No Declaration has followed on either side. I, who know nothing but what everybody knows, am disposed to hope that both nations are grown rational; that is, humane enough to dislike carnage. Both kings are pacific by nature, and the voice of Europe now prefers legislators to heroes, which is but a name for destroyers of their species.
It is true, we are threatened with invasion.[1] You ask me why I seem to apprehend less than formerly? For many reasons. In the first place, I am above thirty years older. Can one fear anything in the dregs of life as at the beginning? Experience, too, has taught me that nothing happens in proportion to our conceptions. I have learnt, too, exceedingly to undervalue human policy. Chance and folly counteract most of its wisdom. From the "Mémoires de Noailles"[2] I have learnt, that, between the years 1740 and 1750, when I,—ay, and my Lord Chesterfield too,—had such gloomy thoughts, France was trembling with dread of us. These are general reasons. My particular ones are, that, if France meditated a considerable blow, she has neglected her opportunity. Last year, we had neither army nor a manned fleet at home. Now, we have a larger and better army than ever we had in the island, and a strong fleet. Within these three days, our West India and Mediterranean fleets, for which we have been in great pain, are arrived, and bring not only above two millions, but such a host of sailors as will supply the deficiencies in our unequipped men-of-war. The country is covered with camps; General Conway, who has been to one of them, speaks with astonishment of the fineness of the men, of the regiments, of their discipline and manoeuvring. In short, the French Court has taught all our young nobility to be soldiers. The Duke of Grafton, who was the most indolent of ministers, is the most indefatigable of officers. For my part, I am almost afraid that there will be a larger military spirit amongst our men of quality than is wholesome for our constitution: France will have done us hurt enough, if she has turned us into generals instead of senators.
[Footnote 1: The design of invading England, first conceived by Philip II. of Spain and the Duke of Parma, had been entertained also by Louis XIV.; and after Walpole's death ostentatious preparations for such an expedition were made in 1805 by Napoleon. But some years afterwards Napoleon told Metternich, the Austrian Prime Minister, that he had never really designed to undertake the enterprise, being convinced of the impossibility of succeeding in it, and that the sole object of his preparations and of the camp at Boulogne had been to throw Austria off her guard.]
[Footnote 2: The Duc de Noailles had been the French Commander-in-chief at the battle of Dettingen in 1743.]

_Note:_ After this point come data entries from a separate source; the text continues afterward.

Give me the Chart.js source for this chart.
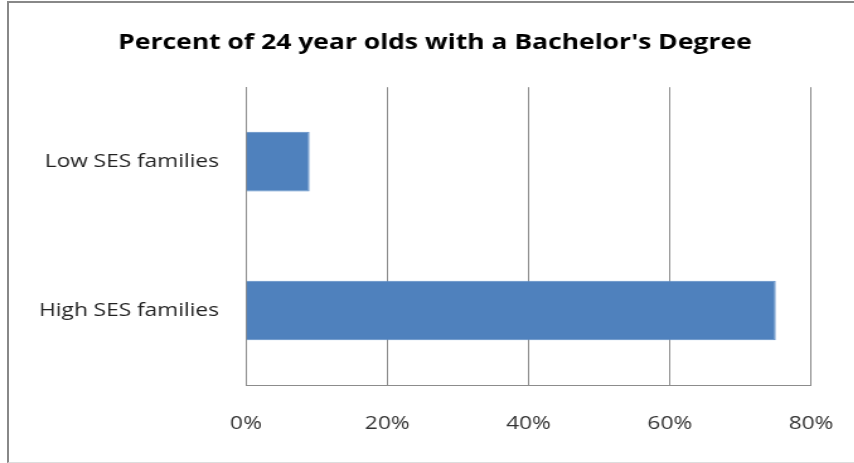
<!DOCTYPE html>
<html>
<head>
<meta charset="utf-8">
<script src="https://cdn.jsdelivr.net/npm/chart.js@4"></script>
<style>
  body { margin: 0; background: #fff; }
  #wrap { position: relative; width: 854px; height: 463px; overflow: hidden; }
  #frame {
    position: absolute; left: 7px; top: 1px; width: 900px; height: 459px;
    border-left: 2px solid #888; border-top: 2px solid #888; border-bottom: 1px solid #ddd;
  }
  /* the source picture is stretched sideways, so stretch the canvas too */
  #graph1 { position: absolute; left: 0; top: 0; transform: scaleX(1.26); transform-origin: 0 0; }
</style>
</head>
<body>
<div id="wrap">
  <div id="frame"></div>
  <canvas id="graph1" width="678" height="463"></canvas>
</div>
<script>
// data
const categories = ["Low SES families", "High SES families"];
const pct_values = [9, 75];
const tick_values = [0, 20, 40, 60, 80];

const ctx = document.getElementById("graph1");

new Chart(ctx, {
  type: "bar",
  data: {
    labels: categories,
    datasets: [{
      label: "Bachelor's Degree",
      data: pct_values,
      backgroundColor: "#4F81BD",
      borderColor: "#5A8BC6",
      borderWidth: 1,
      categoryPercentage: 1,
      barPercentage: 0.4
    }]
  },
  options: {
    responsive: false,
    animation: false,
    indexAxis: 'y',
    layout: {
      padding: { left: 12.4, right: 0, top: 0, bottom: 0 }
    },
    plugins: {
      legend: { display: false },
      tooltip: { enabled: false },
      title: {
        display: true,
        text: "Percent of 24 year olds with a Bachelor's Degree",
        color: "#000",
        font: { family: "'Open Sans'", size: 21, weight: "bold", lineHeight: 1.2 },
        padding: { top: 30, bottom: 32 }
      }
    },
    scales: {
      x: {
        min: 0,
        max: 80,
        afterBuildTicks: function(scale) {
          scale.ticks = tick_values.map(v => ({ value: v }));
        },
        afterFit: function(scale) { scale.height = 78; },
        // invisible tick marks give the gap under the axis
        grid: { color: "#8c8c8c", lineWidth: 1, drawTicks: true, tickLength: 28, tickColor: "rgba(0,0,0,0)" },
        border: { display: true, color: "#8c8c8c", width: 1 },
        ticks: {
          padding: 0,
          color: "#333",
          font: { family: "'Open Sans'", size: 18 },
          callback: function(v) { return v + "%"; }
        }
      },
      y: {
        afterFit: function(scale) { scale.width = 182.8; },
        grid: { display: false, drawTicks: false },
        border: { display: true, color: "#8c8c8c", width: 1 },
        ticks: {
          padding: 21.4,
          color: "#222",
          font: { family: "'Open Sans'", size: 18 }
        }
      },
      // empty right-hand spacer so the title is centred like the original
      y2: {
        type: "category",
        position: "right",
        afterFit: function(scale) { scale.width = 34.3; },
        grid: { display: false, drawTicks: false },
        border: { display: false },
        ticks: { display: false }
      }
    }
  }
});
</script>
</body>
</html>
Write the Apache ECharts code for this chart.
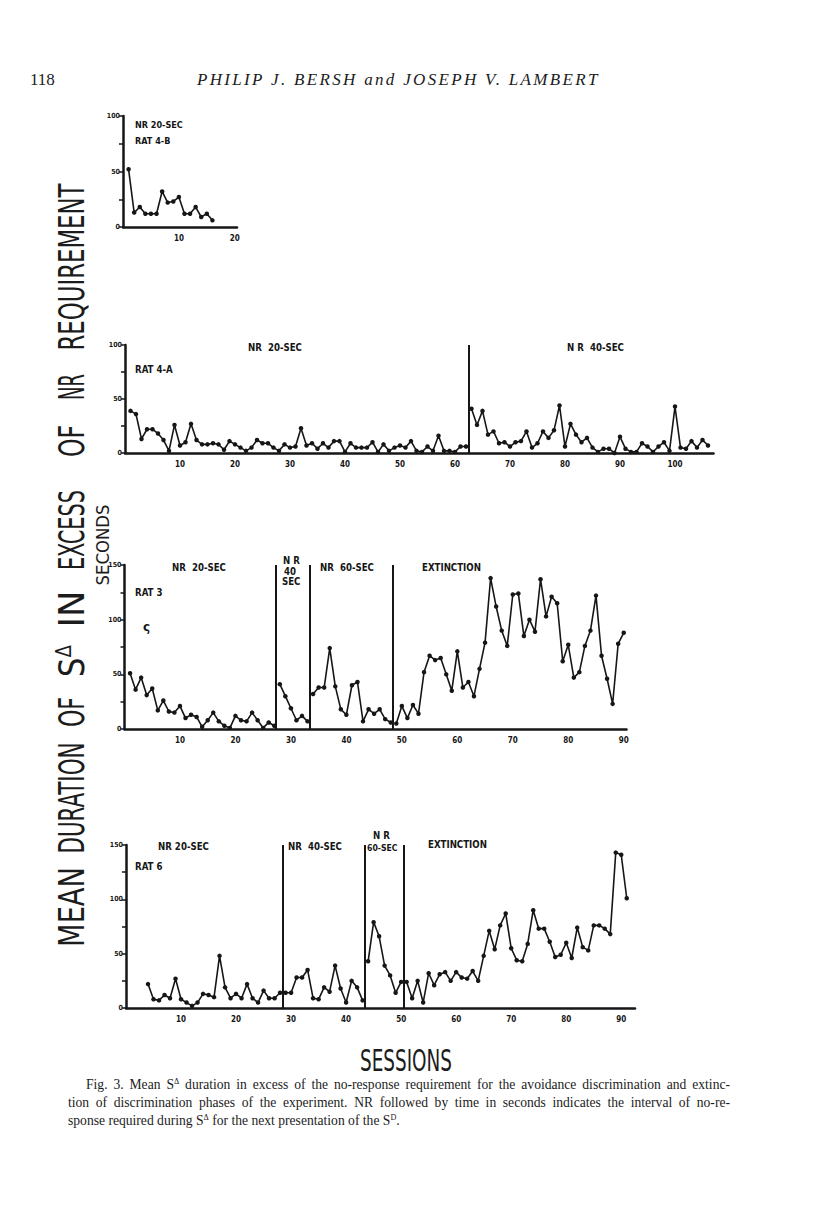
<!DOCTYPE html>
<html>
<head>
<meta charset="UTF-8">
<title>Fig. 3 - Mean S-delta duration</title>
<script src="https://cdn.jsdelivr.net/npm/echarts@6/dist/echarts.min.js"></script>
<style>
  body { margin: 0; background: #fff; }
  #page { position: relative; width: 816px; height: 1207px; overflow: hidden; background: #fff; }
  #main { position: absolute; left: 0; top: 0; width: 816px; height: 1207px; }
  .serif { position: absolute; white-space: nowrap; color: #1c1c1c;
           font-family: "Liberation Serif", "DejaVu Serif", serif; }
  .cond { position: absolute; white-space: nowrap; color: #1c1c1c;
          font-family: "Liberation Sans Narrow", "DejaVu Sans Condensed", "Liberation Sans", sans-serif; }
  .cap { font-size: 13.6px; line-height: 16px; text-align: justify; text-align-last: justify; }
  .cap sup, .sup { font-size: 0.6em; vertical-align: 0.6em; line-height: 0; }
</style>
</head>
<body>
<div id="page">
  <div id="main"></div>
  <div class="serif" style="left:30px;top:70px;font-size:17px;">118</div>
  <div class="serif" id="authors" style="left:197px;top:70px;font-size:17px;font-style:italic;">PHILIP J. BERSH and JOSEPH V. LAMBERT</div>
  <div class="cond" id="sessions" style="left:360px;top:1043px;font-size:30px;">SESSIONS</div>
  <div class="serif cap" style="left:86px;top:1077px;width:644px;">Fig. 3. Mean S<sup>Δ</sup> duration in excess of the no-response requirement for the avoidance discrimination and extinc-</div>
  <div class="serif cap" style="left:68px;top:1095px;width:662px;">tion of discrimination phases of the experiment. NR followed by time in seconds indicates the interval of no-re-</div>
  <div class="serif" style="left:68px;top:1113px;font-size:13.6px;line-height:16px;">sponse required during S<sup style="font-size:0.6em;vertical-align:0.6em;line-height:0">Δ</sup> for the next presentation of the S<sup style="font-size:0.6em;vertical-align:0.6em;line-height:0">D</sup>.</div>
</div>
<script type="text/javascript">
// sessions start numbers and mean S-delta duration (sec)
var rat4bStart = 1;
var rat4b = [52, 13, 18, 12, 12, 12, 32, 22, 23, 27, 12, 12, 18, 9, 12, 6];

var rat4aStart = 1;
var rat4a = [39, 36, 13, 22, 22, 18, 12, 2, 26, 7, 10, 27, 12, 8, 8, 9, 8, 3, 11, 8,
             5, 2, 5, 12, 9, 9, 5, 2, 8, 5, 6, 23, 7, 9, 4, 9, 5, 11, 11, 1,
             9, 5, 5, 5, 10, 1, 8, 2, 5, 7, 5, 11, 2, 1, 6, 2, 16, 2, 2, 1, 6, 6,
             41, 26, 39, 17, 20, 9, 10, 6, 10, 11, 20, 5, 9, 20, 14, 21, 44, 6, 27, 17,
             10, 14, 5, 1, 4, 4, 0, 15, 4, 1, 1, 9, 6, 1, 6, 10, 2, 43, 5, 4, 11, 5, 12, 7];
var rat4aBreaks = [62.5];

var rat3Start = 1;
var rat3 = [51, 36, 47, 31, 37, 17, 26, 16, 15, 21, 10, 13, 11, 2, 8, 15, 7, 3, 1, 12, 8, 7, 15, 8, 1, 6, 3,
            41, 30, 19, 8, 12, 7,
            32, 38, 38, 74, 39, 18, 13, 40, 43, 7, 18, 14, 18, 9, 6,
            5, 21, 10, 22, 14, 52, 67, 63, 65, 50, 35, 71, 38, 43, 30, 55, 79, 138, 112, 90,
            76, 123, 124, 85, 100, 89, 137, 103, 121, 115, 62, 77, 47, 52, 76, 90, 122, 67, 46, 23, 78, 88];
var rat3Breaks = [27.3, 33.4, 48.4];

var rat6Start = 4;
var rat6 = [22, 8, 7, 12, 9, 27, 8, 5, 2, 5, 13, 12, 10, 48, 19, 9, 13, 9, 22, 9, 5, 16, 9, 9, 14,
            14, 14, 28, 28, 35, 9, 8, 19, 15, 39, 18, 5, 25, 19, 7,
            43, 79, 66, 39, 30, 14, 24,
            24, 9, 25, 5, 32, 21, 31, 33, 25, 33, 28, 27, 34, 25, 48, 71, 54, 76, 87, 55,
            44, 43, 59, 90, 73, 73, 61, 47, 49, 60, 46, 74, 56, 53, 76, 76, 73, 68, 143, 141, 101];
var rat6Breaks = [28.4, 43.4, 50.4];

var ink = '#161616';
var handFont = '"Liberation Sans Narrow", "DejaVu Sans Condensed", "Liberation Sans", sans-serif';

// split a rat's sessions into phases so the line does not cross a phase boundary
function phases(start, vals, breaks) {
  var segs = [[]];
  var b = 0;
  vals.forEach(function (v, i) {
    var s = start + i;
    if (breaks && b < breaks.length && s > breaks[b]) { segs.push([]); b++; }
    segs[segs.length - 1].push([s, v]);
  });
  return segs;
}

function xAx(idx, max) {
  return {
    type: 'value', gridIndex: idx, min: 0, max: max, interval: 10,
    axisLine: { lineStyle: { color: ink, width: 2.5 } },
    axisTick: { show: false }, splitLine: { show: false },
    axisLabel: {
      color: ink, fontSize: 8, fontWeight: 'bold', fontFamily: handFont, margin: 7,
      formatter: function (v) { return (v > 0 && v % 10 === 0) ? String(v) : ''; }
    }
  };
}
function yAx(idx, max) {
  return {
    type: 'value', gridIndex: idx, min: 0, max: max, interval: 25,
    axisLine: { show: true, lineStyle: { color: ink, width: 2.5 } },
    axisTick: { show: true, length: 4, lineStyle: { color: ink, width: 1.5 } },
    splitLine: { show: false },
    axisLabel: {
      color: ink, fontSize: 7, fontWeight: 'bold', fontFamily: handFont, margin: 3,
      formatter: function (v) { return v % 50 === 0 ? String(v) : ''; }
    }
  };
}

var series = [];
function addRat(idx, start, vals, breaks) {
  phases(start, vals, breaks).forEach(function (seg, k) {
    var s = {
      type: 'line', xAxisIndex: idx, yAxisIndex: idx, data: seg,
      symbol: 'circle', symbolSize: 4.5, showSymbol: true,
      lineStyle: { color: ink, width: 1.6 }, itemStyle: { color: ink },
      silent: true
    };
    if (k === 0 && breaks && breaks.length) {
      s.markLine = {
        silent: true, symbol: ['none', 'none'], label: { show: false },
        lineStyle: { color: ink, width: 2, type: 'solid' },
        data: breaks.map(function (b) { return { xAxis: b }; })
      };
    }
    series.push(s);
  });
}
addRat(0, rat4bStart, rat4b, null);
addRat(1, rat4aStart, rat4a, rat4aBreaks);
addRat(2, rat3Start, rat3, rat3Breaks);
addRat(3, rat6Start, rat6, rat6Breaks);

function lab(text, x, y, size) {
  return { type: 'text', left: x, top: y, silent: true,
           style: { text: text, font: 'bold ' + (size || 9.6) + 'px ' + handFont, fill: ink } };
}

var myChart = echarts.init(document.getElementById('main'), null, { renderer: 'svg' });
var option = {
  animation: false,
  backgroundColor: 'transparent',
  grid: [
    { left: 123, top: 116, width: 114, height: 111 },
    { left: 125, top: 345, width: 588.5, height: 108 },
    { left: 124.5, top: 565, width: 502, height: 164 },
    { left: 126, top: 845, width: 509, height: 163 }
  ],
  xAxis: [xAx(0, 20.4), xAx(1, 107), xAx(2, 90.5), xAx(3, 92.5)],
  yAxis: [yAx(0, 100), yAx(1, 100), yAx(2, 150), yAx(3, 150)],
  series: series,
  graphic: {
    elements: [
      lab('NR 20-SEC', 135, 120, 9), lab('RAT 4-B', 135, 136, 9),
      lab('NR  20-SEC', 248, 342), lab('RAT 4-A', 135, 364), lab('N R  40-SEC', 567, 342),
      lab('NR  20-SEC', 172, 562), lab('N R', 283, 555), lab('40', 284, 566), lab('SEC', 282, 576),
      lab('NR  60-SEC', 320, 562), lab('EXTINCTION', 422, 562), lab('RAT 3', 135, 587),
      { type: 'text', left: 143, top: 621, silent: true, style: { text: 'ς', font: 'bold 12px "DejaVu Sans", sans-serif', fill: ink } },
      lab('NR 20-SEC', 158, 841), lab('NR  40-SEC', 288, 841), lab('N R', 373, 830), lab('60-SEC', 367, 843, 8.6),
      lab('EXTINCTION', 428, 839), lab('RAT 6', 135, 861)
    ]
  }
};
myChart.setOption(option);

// page lettering: rotated axis title, fitted to the lengths seen in the figure
var page = document.getElementById('page');
var titleWords = [
  ['MEAN', 867, 947], ['DURATION', 742, 853], ['OF', 697, 727], ['S<span class="sup">Δ</span>', 645, 677],
  ['IN', 590, 627], ['EXCESS', 490, 570], ['OF', 425, 457], ['NR', 374, 400], ['REQUIREMENT', 183, 350]
];
function rotWord(html, cx, y0, y1, size) {
  var el = document.createElement('div');
  el.className = 'cond';
  el.style.fontSize = size + 'px';
  el.style.lineHeight = '1';
  el.innerHTML = html;
  page.appendChild(el);
  var w = el.offsetWidth;
  var s = (y1 - y0) / w;
  el.style.left = cx + 'px';
  el.style.top = ((y0 + y1) / 2) + 'px';
  el.style.transform = 'translate(-50%,-50%) rotate(-90deg) scaleX(' + s + ')';
}
titleWords.forEach(function (t) { rotWord(t[0], 72, t[1], t[2], 36); });
rotWord('SECONDS', 103, 504, 585, 17);

// fit header and SESSIONS to their widths
var au = document.getElementById('authors');
var n = au.textContent.length;
au.style.letterSpacing = ((403 - au.offsetWidth) / n) + 'px';
var se = document.getElementById('sessions');
se.style.transformOrigin = '0 0';
se.style.transform = 'scaleX(' + (92 / se.offsetWidth) + ')';
</script>
</body>
</html>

I can conceive another reason why France should not choose to venture an invasion. It is certain that at least five American provinces wish for peace with us. Nor can I think that thirteen English provinces would be pleased at seeing England invaded. Any considerable blow received by us, would turn their new allies into haughty protectors. Should we accept a bad peace, America would find her treaty with them a very bad one: in short, I have treated you with speculations instead of facts. I know but one of the latter sort. The King's army has evacuated Philadelphia, from having eaten up the country, and has returned to New York. Thus it is more compact, and has less to defend.
General Howe is returned, richer in money than laurels. I do not know, indeed, that his wealth is great.